On July 20, 1969, Neil Armstrong spoke his historic words to a crowd of quite nearly everyone within view of a television. 50 years ago today, after a 4-day trip, Apollo 11 landed on the surface of the moon.
Humans have done some amazing things throughout history; far too many things to even try to list. But the one achievement that I think stands far above them all, was sending a manned rocket in the direction of our nearest satellite 240K miles away, depositing two of its passengers on the surface of that object and then bringing them all home. The accomplishment itself was not only impressive, but it also massively inspired pretty much the entire world.

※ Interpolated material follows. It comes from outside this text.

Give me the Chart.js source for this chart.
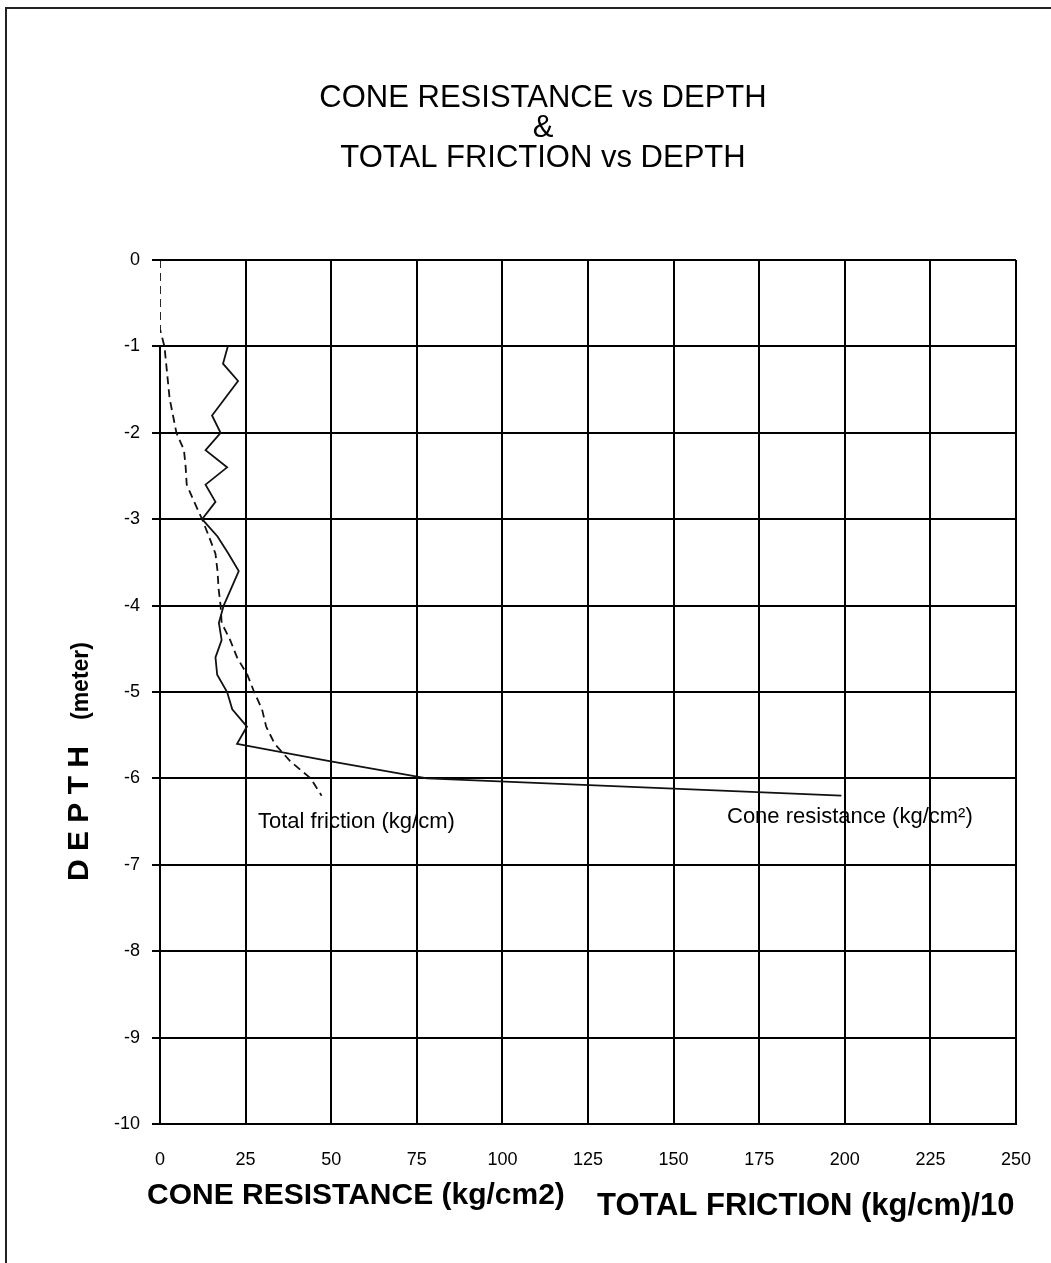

Neil Armstrong, Buzz Aldrin and Mike Collins were incredibly brave to do something that we didn't even know could be done. They strapped into the 11th iteration of the Apollo launch, with some very hard lessons learned in the previous 10 launches. The three of them, and everyone else that worked on the Apollo program, are true heroes. They showed all of us that, if we put our minds to it, we can turn science fiction into science fact.
"We choose to go to the moon in this decade and do the other things, not because they are easy, but because they are hard." -JFK (Sept 12, 1962)
It took just under that decade, and Kennedy wasn't there to see it come to pass, but we did it! It truly was a giant leap for all of mankind. And it was all done with less computing power than a RaspberryPi has.